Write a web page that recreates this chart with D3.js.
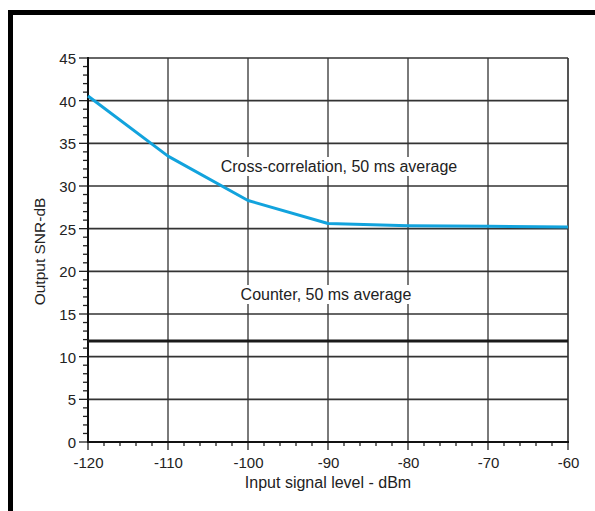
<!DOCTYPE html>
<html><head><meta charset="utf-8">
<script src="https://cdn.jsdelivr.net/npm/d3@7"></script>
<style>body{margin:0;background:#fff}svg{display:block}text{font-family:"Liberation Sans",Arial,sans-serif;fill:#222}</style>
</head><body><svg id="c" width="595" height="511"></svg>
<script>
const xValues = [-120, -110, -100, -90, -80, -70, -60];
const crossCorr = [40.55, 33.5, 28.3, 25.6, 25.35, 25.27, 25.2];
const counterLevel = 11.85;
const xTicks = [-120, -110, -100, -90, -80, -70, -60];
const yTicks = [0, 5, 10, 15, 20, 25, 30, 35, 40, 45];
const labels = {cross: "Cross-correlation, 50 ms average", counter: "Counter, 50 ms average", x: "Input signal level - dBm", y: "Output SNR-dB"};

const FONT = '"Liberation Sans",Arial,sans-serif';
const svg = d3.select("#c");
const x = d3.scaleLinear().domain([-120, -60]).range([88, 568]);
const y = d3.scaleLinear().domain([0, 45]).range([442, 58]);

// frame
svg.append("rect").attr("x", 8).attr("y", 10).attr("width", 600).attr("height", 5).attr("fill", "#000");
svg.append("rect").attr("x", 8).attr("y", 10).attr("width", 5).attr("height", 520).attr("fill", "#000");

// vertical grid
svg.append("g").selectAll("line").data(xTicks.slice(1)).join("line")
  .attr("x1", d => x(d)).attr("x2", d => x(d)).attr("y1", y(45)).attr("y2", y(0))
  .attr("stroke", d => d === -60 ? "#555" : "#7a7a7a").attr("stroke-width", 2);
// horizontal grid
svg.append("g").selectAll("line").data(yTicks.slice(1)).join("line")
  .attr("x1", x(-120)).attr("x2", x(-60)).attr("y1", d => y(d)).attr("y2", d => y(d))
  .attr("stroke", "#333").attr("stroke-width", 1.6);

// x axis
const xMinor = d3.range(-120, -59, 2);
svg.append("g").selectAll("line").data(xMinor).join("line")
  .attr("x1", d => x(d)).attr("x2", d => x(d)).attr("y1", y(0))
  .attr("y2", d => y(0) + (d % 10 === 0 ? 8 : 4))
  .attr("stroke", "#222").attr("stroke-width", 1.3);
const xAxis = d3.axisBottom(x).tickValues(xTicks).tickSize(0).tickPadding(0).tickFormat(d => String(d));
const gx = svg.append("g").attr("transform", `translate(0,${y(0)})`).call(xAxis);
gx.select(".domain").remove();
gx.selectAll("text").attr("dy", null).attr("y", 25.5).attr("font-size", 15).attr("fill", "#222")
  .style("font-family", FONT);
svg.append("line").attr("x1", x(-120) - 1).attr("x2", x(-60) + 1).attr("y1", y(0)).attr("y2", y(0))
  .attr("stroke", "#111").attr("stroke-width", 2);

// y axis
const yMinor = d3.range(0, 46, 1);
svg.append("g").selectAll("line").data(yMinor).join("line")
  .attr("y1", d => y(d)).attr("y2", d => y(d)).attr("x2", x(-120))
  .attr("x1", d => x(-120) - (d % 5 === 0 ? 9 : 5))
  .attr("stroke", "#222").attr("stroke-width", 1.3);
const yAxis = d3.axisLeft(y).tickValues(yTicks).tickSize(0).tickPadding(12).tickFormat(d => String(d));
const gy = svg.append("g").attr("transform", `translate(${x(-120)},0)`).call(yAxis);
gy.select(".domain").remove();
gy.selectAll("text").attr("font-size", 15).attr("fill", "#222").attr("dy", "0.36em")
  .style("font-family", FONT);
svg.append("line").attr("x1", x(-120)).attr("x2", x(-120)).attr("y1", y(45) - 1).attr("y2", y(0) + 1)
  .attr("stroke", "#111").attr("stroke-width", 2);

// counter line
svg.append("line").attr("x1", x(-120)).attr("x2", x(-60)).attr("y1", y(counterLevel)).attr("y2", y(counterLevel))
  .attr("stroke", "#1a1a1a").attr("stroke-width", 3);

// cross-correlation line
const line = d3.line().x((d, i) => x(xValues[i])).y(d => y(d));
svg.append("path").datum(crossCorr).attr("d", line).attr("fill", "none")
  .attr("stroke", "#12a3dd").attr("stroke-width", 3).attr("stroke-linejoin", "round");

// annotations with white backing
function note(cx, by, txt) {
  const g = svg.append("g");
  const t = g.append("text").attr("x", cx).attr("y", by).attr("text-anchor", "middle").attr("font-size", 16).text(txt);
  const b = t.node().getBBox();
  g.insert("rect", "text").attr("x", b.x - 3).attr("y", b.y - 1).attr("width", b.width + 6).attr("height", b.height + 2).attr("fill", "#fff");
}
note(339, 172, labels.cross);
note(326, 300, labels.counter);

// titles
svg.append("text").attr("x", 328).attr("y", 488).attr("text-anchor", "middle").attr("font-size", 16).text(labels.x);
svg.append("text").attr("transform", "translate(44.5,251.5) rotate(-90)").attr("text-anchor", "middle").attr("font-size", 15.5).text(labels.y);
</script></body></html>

# # # # # # #

EXERCISE PROMPT: Go through the listing above and write it all out exactly, leaving out any picture.

EXERCISE OUTPUT:
Write a web page that recreates this chart with D3.js.
<!DOCTYPE html>
<html><head><meta charset="utf-8">
<script src="https://cdn.jsdelivr.net/npm/d3@7"></script>
<style>body{margin:0;background:#fff}svg{display:block}text{font-family:"Liberation Sans",Arial,sans-serif;fill:#222}</style>
</head><body><svg id="c" width="595" height="511"></svg>
<script>
const xValues = [-120, -110, -100, -90, -80, -70, -60];
const crossCorr = [40.55, 33.5, 28.3, 25.6, 25.35, 25.27, 25.2];
const counterLevel = 11.85;
const xTicks = [-120, -110, -100, -90, -80, -70, -60];
const yTicks = [0, 5, 10, 15, 20, 25, 30, 35, 40, 45];
const labels = {cross: "Cross-correlation, 50 ms average", counter: "Counter, 50 ms average", x: "Input signal level - dBm", y: "Output SNR-dB"};

const FONT = '"Liberation Sans",Arial,sans-serif';
const svg = d3.select("#c");
const x = d3.scaleLinear().domain([-120, -60]).range([88, 568]);
const y = d3.scaleLinear().domain([0, 45]).range([442, 58]);

// frame
svg.append("rect").attr("x", 8).attr("y", 10).attr("width", 600).attr("height", 5).attr("fill", "#000");
svg.append("rect").attr("x", 8).attr("y", 10).attr("width", 5).attr("height", 520).attr("fill", "#000");

// vertical grid
svg.append("g").selectAll("line").data(xTicks.slice(1)).join("line")
  .attr("x1", d => x(d)).attr("x2", d => x(d)).attr("y1", y(45)).attr("y2", y(0))
  .attr("stroke", d => d === -60 ? "#555" : "#7a7a7a").attr("stroke-width", 2);
// horizontal grid
svg.append("g").selectAll("line").data(yTicks.slice(1)).join("line")
  .attr("x1", x(-120)).attr("x2", x(-60)).attr("y1", d => y(d)).attr("y2", d => y(d))
  .attr("stroke", "#333").attr("stroke-width", 1.6);

// x axis
const xMinor = d3.range(-120, -59, 2);
svg.append("g").selectAll("line").data(xMinor).join("line")
  .attr("x1", d => x(d)).attr("x2", d => x(d)).attr("y1", y(0))
  .attr("y2", d => y(0) + (d % 10 === 0 ? 8 : 4))
  .attr("stroke", "#222").attr("stroke-width", 1.3);
const xAxis = d3.axisBottom(x).tickValues(xTicks).tickSize(0).tickPadding(0).tickFormat(d => String(d));
const gx = svg.append("g").attr("transform", `translate(0,${y(0)})`).call(xAxis);
gx.select(".domain").remove();
gx.selectAll("text").attr("dy", null).attr("y", 25.5).attr("font-size", 15).attr("fill", "#222")
  .style("font-family", FONT);
svg.append("line").attr("x1", x(-120) - 1).attr("x2", x(-60) + 1).attr("y1", y(0)).attr("y2", y(0))
  .attr("stroke", "#111").attr("stroke-width", 2);

// y axis
const yMinor = d3.range(0, 46, 1);
svg.append("g").selectAll("line").data(yMinor).join("line")
  .attr("y1", d => y(d)).attr("y2", d => y(d)).attr("x2", x(-120))
  .attr("x1", d => x(-120) - (d % 5 === 0 ? 9 : 5))
  .attr("stroke", "#222").attr("stroke-width", 1.3);
const yAxis = d3.axisLeft(y).tickValues(yTicks).tickSize(0).tickPadding(12).tickFormat(d => String(d));
const gy = svg.append("g").attr("transform", `translate(${x(-120)},0)`).call(yAxis);
gy.select(".domain").remove();
gy.selectAll("text").attr("font-size", 15).attr("fill", "#222").attr("dy", "0.36em")
  .style("font-family", FONT);
svg.append("line").attr("x1", x(-120)).attr("x2", x(-120)).attr("y1", y(45) - 1).attr("y2", y(0) + 1)
  .attr("stroke", "#111").attr("stroke-width", 2);

// counter line
svg.append("line").attr("x1", x(-120)).attr("x2", x(-60)).attr("y1", y(counterLevel)).attr("y2", y(counterLevel))
  .attr("stroke", "#1a1a1a").attr("stroke-width", 3);

// cross-correlation line
const line = d3.line().x((d, i) => x(xValues[i])).y(d => y(d));
svg.append("path").datum(crossCorr).attr("d", line).attr("fill", "none")
  .attr("stroke", "#12a3dd").attr("stroke-width", 3).attr("stroke-linejoin", "round");

// annotations with white backing
function note(cx, by, txt) {
  const g = svg.append("g");
  const t = g.append("text").attr("x", cx).attr("y", by).attr("text-anchor", "middle").attr("font-size", 16).text(txt);
  const b = t.node().getBBox();
  g.insert("rect", "text").attr("x", b.x - 3).attr("y", b.y - 1).attr("width", b.width + 6).attr("height", b.height + 2).attr("fill", "#fff");
}
note(339, 172, labels.cross);
note(326, 300, labels.counter);

// titles
svg.append("text").attr("x", 328).attr("y", 488).attr("text-anchor", "middle").attr("font-size", 16).text(labels.x);
svg.append("text").attr("transform", "translate(44.5,251.5) rotate(-90)").attr("text-anchor", "middle").attr("font-size", 15.5).text(labels.y);
</script></body></html>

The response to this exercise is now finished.